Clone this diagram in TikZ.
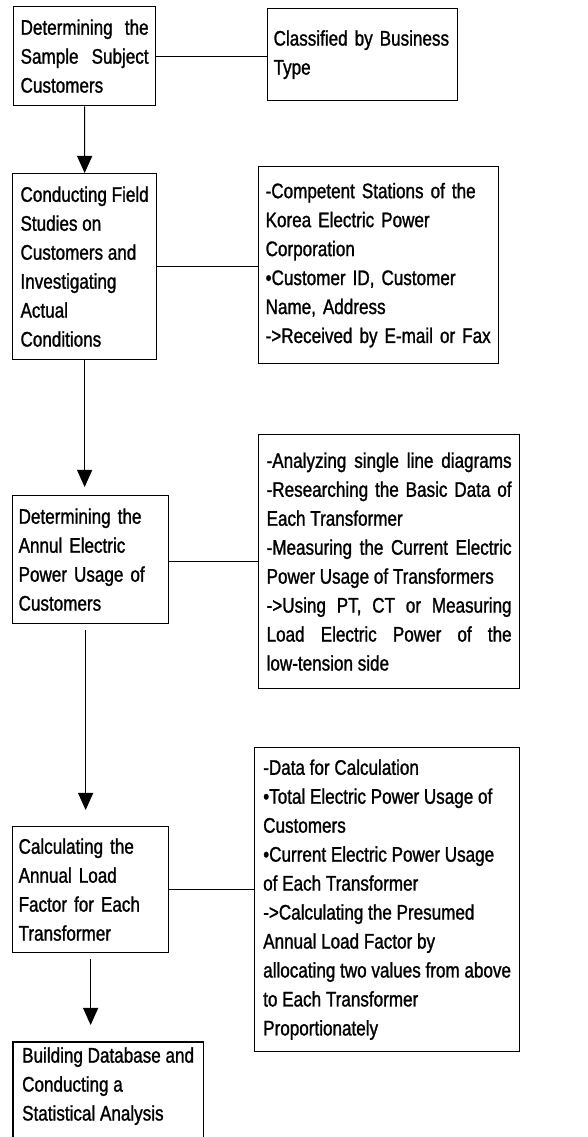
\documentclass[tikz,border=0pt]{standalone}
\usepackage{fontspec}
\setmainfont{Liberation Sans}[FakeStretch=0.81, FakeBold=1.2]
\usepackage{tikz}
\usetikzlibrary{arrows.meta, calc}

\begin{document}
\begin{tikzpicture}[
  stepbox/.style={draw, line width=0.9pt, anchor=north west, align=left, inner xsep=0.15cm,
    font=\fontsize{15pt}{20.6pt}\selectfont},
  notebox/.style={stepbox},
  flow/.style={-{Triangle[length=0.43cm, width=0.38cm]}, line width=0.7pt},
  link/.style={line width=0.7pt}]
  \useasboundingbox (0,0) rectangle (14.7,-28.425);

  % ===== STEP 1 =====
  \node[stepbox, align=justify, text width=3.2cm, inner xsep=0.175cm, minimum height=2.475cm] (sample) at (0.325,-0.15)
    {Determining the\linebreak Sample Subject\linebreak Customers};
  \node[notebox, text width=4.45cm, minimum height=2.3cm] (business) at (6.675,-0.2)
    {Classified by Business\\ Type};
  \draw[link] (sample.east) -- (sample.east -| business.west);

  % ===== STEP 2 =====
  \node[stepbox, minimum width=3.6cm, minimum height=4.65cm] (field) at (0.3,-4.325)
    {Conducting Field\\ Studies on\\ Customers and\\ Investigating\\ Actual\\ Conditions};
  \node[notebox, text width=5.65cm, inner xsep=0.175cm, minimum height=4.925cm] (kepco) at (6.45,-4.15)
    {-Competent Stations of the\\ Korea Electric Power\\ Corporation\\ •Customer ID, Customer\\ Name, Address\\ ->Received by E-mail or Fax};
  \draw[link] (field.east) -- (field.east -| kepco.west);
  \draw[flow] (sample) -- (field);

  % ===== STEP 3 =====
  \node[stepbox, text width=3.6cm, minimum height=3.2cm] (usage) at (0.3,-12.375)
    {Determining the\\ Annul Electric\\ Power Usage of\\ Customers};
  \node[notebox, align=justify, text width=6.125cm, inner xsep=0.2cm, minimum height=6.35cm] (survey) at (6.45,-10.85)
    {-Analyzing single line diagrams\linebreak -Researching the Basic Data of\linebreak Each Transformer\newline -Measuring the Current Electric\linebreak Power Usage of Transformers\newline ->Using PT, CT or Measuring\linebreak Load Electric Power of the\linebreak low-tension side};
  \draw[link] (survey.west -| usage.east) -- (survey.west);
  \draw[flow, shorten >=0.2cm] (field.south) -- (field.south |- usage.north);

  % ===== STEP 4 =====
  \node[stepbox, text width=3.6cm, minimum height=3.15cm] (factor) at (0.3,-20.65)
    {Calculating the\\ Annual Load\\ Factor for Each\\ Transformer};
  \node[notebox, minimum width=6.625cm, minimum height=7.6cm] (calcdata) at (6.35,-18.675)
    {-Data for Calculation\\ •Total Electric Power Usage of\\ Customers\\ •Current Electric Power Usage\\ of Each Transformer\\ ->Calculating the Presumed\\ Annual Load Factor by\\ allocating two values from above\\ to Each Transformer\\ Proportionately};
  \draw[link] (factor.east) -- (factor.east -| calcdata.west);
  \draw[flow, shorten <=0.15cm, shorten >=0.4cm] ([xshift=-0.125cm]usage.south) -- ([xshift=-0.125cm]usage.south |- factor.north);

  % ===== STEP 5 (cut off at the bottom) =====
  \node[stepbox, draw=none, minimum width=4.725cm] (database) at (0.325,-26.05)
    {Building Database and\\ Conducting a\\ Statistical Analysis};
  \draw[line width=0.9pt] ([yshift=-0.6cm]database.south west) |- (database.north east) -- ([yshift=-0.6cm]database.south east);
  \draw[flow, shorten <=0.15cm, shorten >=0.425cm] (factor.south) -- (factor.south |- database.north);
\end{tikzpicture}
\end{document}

**Task statement**
Repeat the lines above, starting at the first and stopping after the line that holds "(0,0) rectangle (14.7,-28.425);", with the pictures left out.

**Reply to the task**
Clone this diagram in TikZ.
\documentclass[tikz,border=0pt]{standalone}
\usepackage{fontspec}
\setmainfont{Liberation Sans}[FakeStretch=0.81, FakeBold=1.2]
\usepackage{tikz}
\usetikzlibrary{arrows.meta, calc}

\begin{document}
\begin{tikzpicture}[
  stepbox/.style={draw, line width=0.9pt, anchor=north west, align=left, inner xsep=0.15cm,
    font=\fontsize{15pt}{20.6pt}\selectfont},
  notebox/.style={stepbox},
  flow/.style={-{Triangle[length=0.43cm, width=0.38cm]}, line width=0.7pt},
  link/.style={line width=0.7pt}]
  \useasboundingbox (0,0) rectangle (14.7,-28.425);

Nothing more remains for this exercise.